● **DATA SEGMENT**
↓
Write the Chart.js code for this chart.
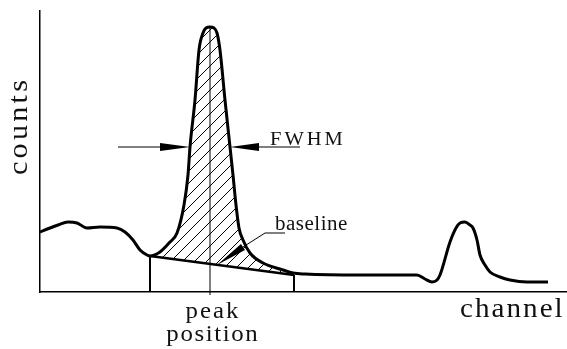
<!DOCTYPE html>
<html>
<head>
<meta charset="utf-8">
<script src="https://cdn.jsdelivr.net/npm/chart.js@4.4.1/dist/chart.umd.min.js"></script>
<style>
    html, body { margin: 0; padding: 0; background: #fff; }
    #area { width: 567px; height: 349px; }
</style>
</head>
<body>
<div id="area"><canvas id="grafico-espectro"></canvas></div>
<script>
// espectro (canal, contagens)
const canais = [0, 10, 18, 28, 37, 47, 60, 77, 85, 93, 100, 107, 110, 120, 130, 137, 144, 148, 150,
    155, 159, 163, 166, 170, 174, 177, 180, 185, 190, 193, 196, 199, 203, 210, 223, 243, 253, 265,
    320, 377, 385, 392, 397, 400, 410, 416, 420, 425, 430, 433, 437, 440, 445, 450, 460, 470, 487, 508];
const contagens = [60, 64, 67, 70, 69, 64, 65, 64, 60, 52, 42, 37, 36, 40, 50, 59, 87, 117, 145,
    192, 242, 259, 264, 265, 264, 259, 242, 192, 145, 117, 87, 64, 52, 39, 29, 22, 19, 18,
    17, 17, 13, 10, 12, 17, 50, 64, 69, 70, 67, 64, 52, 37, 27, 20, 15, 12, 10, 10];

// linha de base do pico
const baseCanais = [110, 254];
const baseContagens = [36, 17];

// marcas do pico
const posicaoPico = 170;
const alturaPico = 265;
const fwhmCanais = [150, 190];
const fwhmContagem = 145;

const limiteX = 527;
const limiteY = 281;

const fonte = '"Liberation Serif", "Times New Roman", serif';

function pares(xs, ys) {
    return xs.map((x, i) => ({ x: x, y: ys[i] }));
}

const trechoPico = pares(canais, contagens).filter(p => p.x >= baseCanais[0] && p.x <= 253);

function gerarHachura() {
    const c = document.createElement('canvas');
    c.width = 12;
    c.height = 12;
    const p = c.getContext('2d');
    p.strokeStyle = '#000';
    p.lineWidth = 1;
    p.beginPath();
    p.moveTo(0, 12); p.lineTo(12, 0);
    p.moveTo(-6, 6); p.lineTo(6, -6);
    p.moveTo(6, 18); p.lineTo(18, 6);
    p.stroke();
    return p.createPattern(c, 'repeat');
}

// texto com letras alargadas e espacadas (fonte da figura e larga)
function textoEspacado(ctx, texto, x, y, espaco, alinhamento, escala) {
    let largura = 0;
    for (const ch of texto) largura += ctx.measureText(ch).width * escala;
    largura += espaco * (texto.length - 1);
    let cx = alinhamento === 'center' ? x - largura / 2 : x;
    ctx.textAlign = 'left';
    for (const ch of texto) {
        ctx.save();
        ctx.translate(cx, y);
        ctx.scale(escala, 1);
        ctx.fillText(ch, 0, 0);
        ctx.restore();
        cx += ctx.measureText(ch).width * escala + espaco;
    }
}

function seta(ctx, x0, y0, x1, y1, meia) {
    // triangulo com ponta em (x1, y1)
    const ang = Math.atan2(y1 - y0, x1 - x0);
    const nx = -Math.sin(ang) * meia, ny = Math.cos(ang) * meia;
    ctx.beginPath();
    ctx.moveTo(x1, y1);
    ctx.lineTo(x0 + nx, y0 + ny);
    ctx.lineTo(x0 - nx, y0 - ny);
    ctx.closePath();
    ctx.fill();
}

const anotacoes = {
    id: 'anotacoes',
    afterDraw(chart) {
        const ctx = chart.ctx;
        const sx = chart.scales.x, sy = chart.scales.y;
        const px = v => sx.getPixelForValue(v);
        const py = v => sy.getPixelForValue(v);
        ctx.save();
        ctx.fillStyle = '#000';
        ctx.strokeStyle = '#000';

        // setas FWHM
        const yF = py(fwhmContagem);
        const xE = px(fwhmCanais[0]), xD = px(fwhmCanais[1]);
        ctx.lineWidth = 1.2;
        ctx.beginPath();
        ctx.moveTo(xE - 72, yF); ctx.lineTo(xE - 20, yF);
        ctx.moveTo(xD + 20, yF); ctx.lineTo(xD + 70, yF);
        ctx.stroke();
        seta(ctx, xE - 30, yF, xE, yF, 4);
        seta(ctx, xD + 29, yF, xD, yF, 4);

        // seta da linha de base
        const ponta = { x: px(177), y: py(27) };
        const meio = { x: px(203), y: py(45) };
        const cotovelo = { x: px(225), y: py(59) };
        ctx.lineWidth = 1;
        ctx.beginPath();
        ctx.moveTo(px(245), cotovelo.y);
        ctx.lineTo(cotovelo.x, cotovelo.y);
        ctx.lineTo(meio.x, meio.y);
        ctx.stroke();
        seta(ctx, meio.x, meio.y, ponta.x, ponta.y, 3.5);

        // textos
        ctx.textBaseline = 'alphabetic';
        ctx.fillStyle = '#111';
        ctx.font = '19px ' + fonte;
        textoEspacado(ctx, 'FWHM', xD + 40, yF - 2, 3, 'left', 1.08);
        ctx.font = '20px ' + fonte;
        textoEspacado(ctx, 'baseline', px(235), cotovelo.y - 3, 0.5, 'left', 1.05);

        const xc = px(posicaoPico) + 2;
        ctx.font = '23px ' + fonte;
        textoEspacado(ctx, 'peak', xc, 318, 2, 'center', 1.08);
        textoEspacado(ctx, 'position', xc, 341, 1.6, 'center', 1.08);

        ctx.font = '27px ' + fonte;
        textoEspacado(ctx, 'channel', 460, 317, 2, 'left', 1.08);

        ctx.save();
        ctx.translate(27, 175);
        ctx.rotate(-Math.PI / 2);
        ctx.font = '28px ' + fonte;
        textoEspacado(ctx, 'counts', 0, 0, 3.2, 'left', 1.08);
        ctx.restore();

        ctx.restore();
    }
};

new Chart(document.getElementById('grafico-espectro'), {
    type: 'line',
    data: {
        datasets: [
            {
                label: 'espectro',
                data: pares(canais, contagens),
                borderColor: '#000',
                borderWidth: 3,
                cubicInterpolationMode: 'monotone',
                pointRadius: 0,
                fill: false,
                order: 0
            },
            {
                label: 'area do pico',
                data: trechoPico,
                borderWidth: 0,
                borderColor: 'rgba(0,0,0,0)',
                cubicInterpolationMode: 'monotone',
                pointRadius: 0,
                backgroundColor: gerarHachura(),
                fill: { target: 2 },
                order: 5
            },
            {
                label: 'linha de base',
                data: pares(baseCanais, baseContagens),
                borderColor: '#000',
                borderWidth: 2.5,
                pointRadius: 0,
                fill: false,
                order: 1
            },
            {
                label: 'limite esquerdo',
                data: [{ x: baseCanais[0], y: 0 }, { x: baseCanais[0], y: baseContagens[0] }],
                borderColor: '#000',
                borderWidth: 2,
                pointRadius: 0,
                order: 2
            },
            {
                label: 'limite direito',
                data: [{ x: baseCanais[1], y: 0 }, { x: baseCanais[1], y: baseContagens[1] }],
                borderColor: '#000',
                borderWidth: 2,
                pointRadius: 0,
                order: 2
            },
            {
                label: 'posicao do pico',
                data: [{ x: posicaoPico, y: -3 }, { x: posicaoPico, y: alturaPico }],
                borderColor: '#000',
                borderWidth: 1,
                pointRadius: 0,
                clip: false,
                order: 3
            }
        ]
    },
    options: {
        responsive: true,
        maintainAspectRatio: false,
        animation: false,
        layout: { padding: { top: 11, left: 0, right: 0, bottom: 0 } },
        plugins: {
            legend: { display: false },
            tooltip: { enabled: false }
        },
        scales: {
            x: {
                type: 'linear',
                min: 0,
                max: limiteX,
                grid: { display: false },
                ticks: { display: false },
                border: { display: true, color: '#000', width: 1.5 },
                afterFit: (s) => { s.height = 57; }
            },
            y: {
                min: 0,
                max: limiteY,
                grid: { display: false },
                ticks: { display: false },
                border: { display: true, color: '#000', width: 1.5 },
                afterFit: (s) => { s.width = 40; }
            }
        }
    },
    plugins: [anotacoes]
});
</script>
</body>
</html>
↑
● **DIRECTION**
Everything from the first line of the listing above through the line that contains "const baseContagens = [36, 17];" is to be restated word for word, minus the pictures.

● **WRITTEN RESPONSE**
Write the Chart.js code for this chart.
<!DOCTYPE html>
<html>
<head>
<meta charset="utf-8">
<script src="https://cdn.jsdelivr.net/npm/chart.js@4.4.1/dist/chart.umd.min.js"></script>
<style>
    html, body { margin: 0; padding: 0; background: #fff; }
    #area { width: 567px; height: 349px; }
</style>
</head>
<body>
<div id="area"><canvas id="grafico-espectro"></canvas></div>
<script>
// espectro (canal, contagens)
const canais = [0, 10, 18, 28, 37, 47, 60, 77, 85, 93, 100, 107, 110, 120, 130, 137, 144, 148, 150,
    155, 159, 163, 166, 170, 174, 177, 180, 185, 190, 193, 196, 199, 203, 210, 223, 243, 253, 265,
    320, 377, 385, 392, 397, 400, 410, 416, 420, 425, 430, 433, 437, 440, 445, 450, 460, 470, 487, 508];
const contagens = [60, 64, 67, 70, 69, 64, 65, 64, 60, 52, 42, 37, 36, 40, 50, 59, 87, 117, 145,
    192, 242, 259, 264, 265, 264, 259, 242, 192, 145, 117, 87, 64, 52, 39, 29, 22, 19, 18,
    17, 17, 13, 10, 12, 17, 50, 64, 69, 70, 67, 64, 52, 37, 27, 20, 15, 12, 10, 10];

// linha de base do pico
const baseCanais = [110, 254];
const baseContagens = [36, 17];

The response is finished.